The Politics Behind the UN Cybercrime Convention

  • The Convention emerged from a 2017 resolution led by Russia and supported by China, aimed at challenging existing cyber governance frameworks.
  • Until now, global cooperation in this area had largely revolved around the Budapest Convention, a European-led treaty that excludes non-invited states.
  • Its limited inclusivity explains why many countries outside Europe declined to join.
  • Although the UN Convention is formally open to all, consensus remained elusive.
  • European states signed largely because the treaty incorporates definitions and procedures familiar from earlier frameworks, allowing them to retain influence over rule-making.
  • By contrast, several countries, including the United States, expressed concern that vague definitions could legitimise expansive state control and undermine human rights.
  • These disagreements illustrate how cyber governance has become deeply entangled with geopolitics, trust, and competing visions of digital order.

India’s Reluctance and the Limits of Global Influence

  • India’s decision not to sign reflects a careful cost–benefit calculation rather than disengagement.
  • Unlike earlier cybercrime frameworks, New Delhi participated actively in negotiations but failed to secure acceptance of its proposals, particularly those aimed at protecting national sovereignty and control over citizens’ data.
  • This outcome points to a broader decline in India’s influence over global norm-setting compared to its earlier successes in climate diplomacy.
  • India’s caution is driven by concern over preserving institutional autonomy in a fragmented system.
  • While some powers seek to reshape global norms and others aim to preserve their seat at the table, India remains wary of commitments that could constrain domestic policymaking.
  • The resulting divisions cut across traditional alliances, highlighting the growing complexity of contemporary governance.

The Growing Gulf Between Principles and Practice

  • The Convention also illustrates the widening gap between shared principles and uneven implementation.
  • Initial agreement focused on combating universally condemned harms, such as online child sexual abuse.
  • However, broad and imprecise definitions of cybercrime allow states significant discretion in expanding criminal liability, potentially at the expense of civil liberties.
  • This pattern mirrors developments in the regulation of artificial intelligence.
  • Across global forums, governments endorse common values such as safety and trust, yet translate them into highly divergent domestic rules.
  • India’s draft requirements for watermarking AI-generated content demonstrate how accepted objectives can lead to unusually prescriptive regulation, complicating cross-border cooperation and raising questions about proportionality.

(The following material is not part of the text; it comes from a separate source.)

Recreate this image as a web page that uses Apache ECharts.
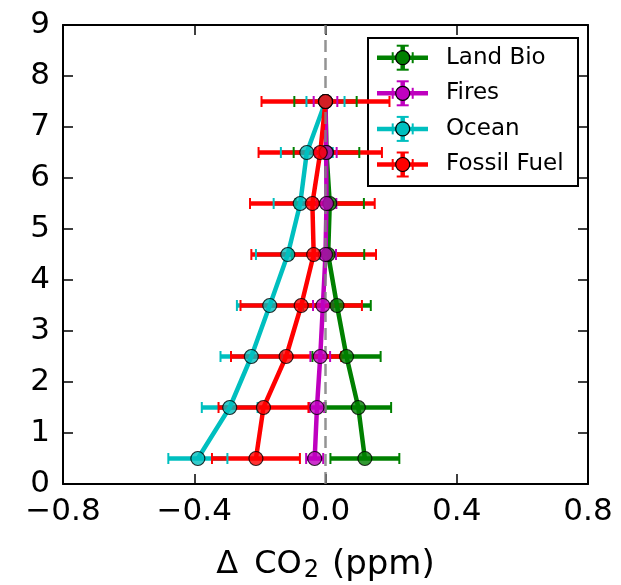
<!DOCTYPE html>
<html>
<head>
<meta charset="utf-8">
<script src="https://cdn.jsdelivr.net/npm/echarts@6/dist/echarts.min.js"></script>
<style>html,body{margin:0;padding:0;background:#fff;}#c{width:621px;height:585px;}</style>
</head>
<body>
<div id="c"></div>
<script>
// ---- data ----
const levels = [0.5, 1.5, 2.5, 3.5, 4.5, 5.5, 6.5, 7.5];
const seriesNames = ['Land Bio', 'Fires', 'Ocean', 'Fossil Fuel'];
const landBio    = [0.120, 0.100, 0.064, 0.035, 0.008, 0.013, 0.003, 0.000];
const landBioErr = [0.105, 0.100, 0.104, 0.103, 0.110, 0.104, 0.100, 0.095];
const fires      = [-0.033, -0.026, -0.016, -0.008, 0.000, 0.003, 0.002, 0.000];
const firesErr   = [0.026, 0.022, 0.030, 0.030, 0.032, 0.030, 0.032, 0.036];
const ocean      = [-0.389, -0.292, -0.226, -0.170, -0.115, -0.077, -0.057, 0.000];
const oceanErr   = [0.090, 0.085, 0.094, 0.100, 0.097, 0.081, 0.079, 0.058];
const fossil     = [-0.212, -0.189, -0.120, -0.074, -0.036, -0.040, -0.016, 0.000];
const fossilErr  = [0.134, 0.137, 0.168, 0.185, 0.190, 0.190, 0.188, 0.195];
const xTicks = [-0.8, -0.4, 0.0, 0.4, 0.8];
const yTicks = [0, 1, 2, 3, 4, 5, 6, 7, 8, 9];

const values = [landBio, fires, ocean, fossil];
const errors = [landBioErr, firesErr, oceanErr, fossilErr];
const colors = ['#008000', '#bf00bf', '#00bfbf', '#ff0000'];
const FONT = 'DejaVu Sans';

const chart = echarts.init(document.getElementById('c'), null, {renderer: 'canvas'});

function fmtX(v) {
  const s = Number(v).toFixed(1);
  return s.replace('-', '\u2212');
}

const barSeries = [], capSeries = [], lineSeries = [], dotSeries = [];
values.forEach((vals, k) => {
  const errData = vals.map((v, i) => [v - errors[k][i], v + errors[k][i], levels[i]]);
  barSeries.push({
    type: 'custom', name: seriesNames[k] + ' err', z: 1, silent: true,
    encode: {x: [0, 1], y: 2},
    data: errData,
    renderItem: (params, api) => {
      const y = api.value(2);
      const p1 = api.coord([api.value(0), y]);
      const p2 = api.coord([api.value(1), y]);
      return {type: 'line', shape: {x1: p1[0], y1: p1[1], x2: p2[0], y2: p2[1]},
              style: {stroke: colors[k], lineWidth: 4.5}};
    }
  });
  capSeries.push({
    type: 'custom', name: seriesNames[k] + ' caps', z: 2, silent: true,
    encode: {x: [0, 1], y: 2},
    data: errData,
    renderItem: (params, api) => {
      const y = api.value(2);
      const p1 = api.coord([api.value(0), y]);
      const p2 = api.coord([api.value(1), y]);
      const h = 5.5;
      return {type: 'group', children: [
        {type: 'line', shape: {x1: p1[0], y1: p1[1] - h, x2: p1[0], y2: p1[1] + h}, style: {stroke: colors[k], lineWidth: 2}},
        {type: 'line', shape: {x1: p2[0], y1: p2[1] - h, x2: p2[0], y2: p2[1] + h}, style: {stroke: colors[k], lineWidth: 2}}
      ]};
    }
  });
  const pts = vals.map((v, i) => [v, levels[i]]);
  lineSeries.push({
    type: 'line', name: seriesNames[k], z: 3, data: pts, showSymbol: false, symbol: 'none',
    lineStyle: {color: colors[k], width: 4.5}, itemStyle: {color: colors[k]}, animation: false
  });
  dotSeries.push({
    type: 'scatter', name: seriesNames[k] + ' pts', z: 5 + k, data: pts, symbol: 'circle', symbolSize: 14,
    itemStyle: {color: colors[k], borderColor: '#000', borderWidth: 1.2}, animation: false
  });
});

const zeroLine = {
  type: 'line', name: 'zero', z: 4, data: [], silent: true,
  markLine: {
    silent: true, symbol: 'none', label: {show: false}, animation: false,
    lineStyle: {color: '#808080', type: [12, 6], width: 2.5, opacity: 0.85},
    data: [{xAxis: 0}]
  }
};

// legend drawn as graphic (errorbar-style keys)
const legendChildren = [{
  type: 'rect', shape: {x: 0, y: 0, width: 210, height: 148},
  style: {fill: '#fff', stroke: '#000', lineWidth: 2}
}];
seriesNames.forEach((nm, i) => {
  const cy = 19.7 + i * 35.6;
  const cx = 34.7;
  const c = colors[i];
  legendChildren.push(
    {type: 'line', shape: {x1: 9, y1: cy, x2: 60, y2: cy}, style: {stroke: c, lineWidth: 4.5}},
    {type: 'line', shape: {x1: cx, y1: cy - 12, x2: cx, y2: cy + 12}, style: {stroke: c, lineWidth: 4.5}},
    {type: 'line', shape: {x1: cx - 6, y1: cy - 12, x2: cx + 6, y2: cy - 12}, style: {stroke: c, lineWidth: 2}},
    {type: 'line', shape: {x1: cx - 6, y1: cy + 12, x2: cx + 6, y2: cy + 12}, style: {stroke: c, lineWidth: 2}},
    {type: 'line', shape: {x1: cx - 10, y1: cy - 5.5, x2: cx - 10, y2: cy + 5.5}, style: {stroke: c, lineWidth: 2}},
    {type: 'line', shape: {x1: cx + 10, y1: cy - 5.5, x2: cx + 10, y2: cy + 5.5}, style: {stroke: c, lineWidth: 2}},
    {type: 'circle', shape: {cx: cx, cy: cy, r: 7}, style: {fill: c, stroke: '#000', lineWidth: 1.2}},
    {type: 'text', x: 78, y: cy, style: {text: nm, fontFamily: FONT, fontSize: 23, fill: '#000', verticalAlign: 'middle', align: 'left'}}
  );
});

const axisCommon = {
  type: 'value',
  axisLine: {show: true, onZero: false, lineStyle: {color: '#000', width: 2}},
  axisTick: {show: true, inside: true, length: 10, lineStyle: {color: '#000', width: 1.5}},
  splitLine: {show: false}
};

const option = {
  animation: false,
  backgroundColor: '#fff',
  grid: {left: 63, right: 33, top: 25, bottom: 101, containLabel: false, outerBoundsMode: 'none'},
  xAxis: [
    Object.assign({}, axisCommon, {
      position: 'bottom', min: xTicks[0], max: xTicks[xTicks.length - 1], interval: 0.4,
      axisLabel: {fontFamily: FONT, fontSize: 31, color: '#000', margin: 12, formatter: fmtX},
      name: '{d|\u0394}{a|CO}{s|2}{p|(ppm)}', nameLocation: 'middle', nameGap: 63,
      nameTextStyle: {fontFamily: FONT, color: '#000', rich: {
        d: {fontFamily: FONT, fontSize: 32, color: '#000', lineHeight: 36, padding: [0, 16, 0, 0]},
        a: {fontFamily: FONT, fontSize: 32, color: '#000', lineHeight: 36},
        s: {fontFamily: FONT, fontSize: 24, color: '#000', lineHeight: 10, verticalAlign: 'bottom', padding: [0, 13, 0, 2]},
        p: {fontFamily: FONT, fontSize: 34, color: '#000', lineHeight: 36}
      }}
    }),
    Object.assign({}, axisCommon, {
      position: 'top', min: xTicks[0], max: xTicks[xTicks.length - 1], interval: 0.4,
      axisLabel: {show: false}
    })
  ],
  yAxis: [
    Object.assign({}, axisCommon, {
      position: 'left', min: yTicks[0], max: yTicks[yTicks.length - 1], interval: 1,
      axisLabel: {fontFamily: FONT, fontSize: 31, color: '#000', margin: 13}
    }),
    Object.assign({}, axisCommon, {
      position: 'right', min: yTicks[0], max: yTicks[yTicks.length - 1], interval: 1,
      axisLabel: {show: false}
    })
  ],
  series: [].concat(barSeries, capSeries, lineSeries, [zeroLine], dotSeries),
  graphic: [{type: 'group', left: 367, top: 37, z: 100, children: legendChildren}]
};
chart.setOption(option);
</script>
</body>
</html>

Polycentrism and the Crisis of Multilateralism

  • The Cybercrime Convention must be viewed within a wider crisis of global institutions. Financial retrenchment, institutional paralysis, and declining trust have weakened traditional forums.
  • In this environment, global rule-making increasingly relies on smaller, overlapping arrangements, producing polycentricism.
  • Multiple frameworks now coexist, interact, and sometimes conflict, placing heavy demands on state institutions.
  • Cybercrime and cross-border data governance exemplify this trend. While there is broad agreement on goals, mechanisms differ widely, increasing compliance costs and testing national capacity.
  • For countries like India, navigating this dense institutional landscape is becoming progressively more challenging.

Conclusion

  • The UN Cybercrime Convention reflects not a unified digital future but a fragmented international order.
  • For India, maintaining strategic autonomy will require more than principled restraint.
  • It demands sustained investment in technical expertise, regulatory coherence, and the ability to engage simultaneously across multiple forums.
  • Without such efforts, India risks losing influence in shaping the rules that will govern its digital and economic future.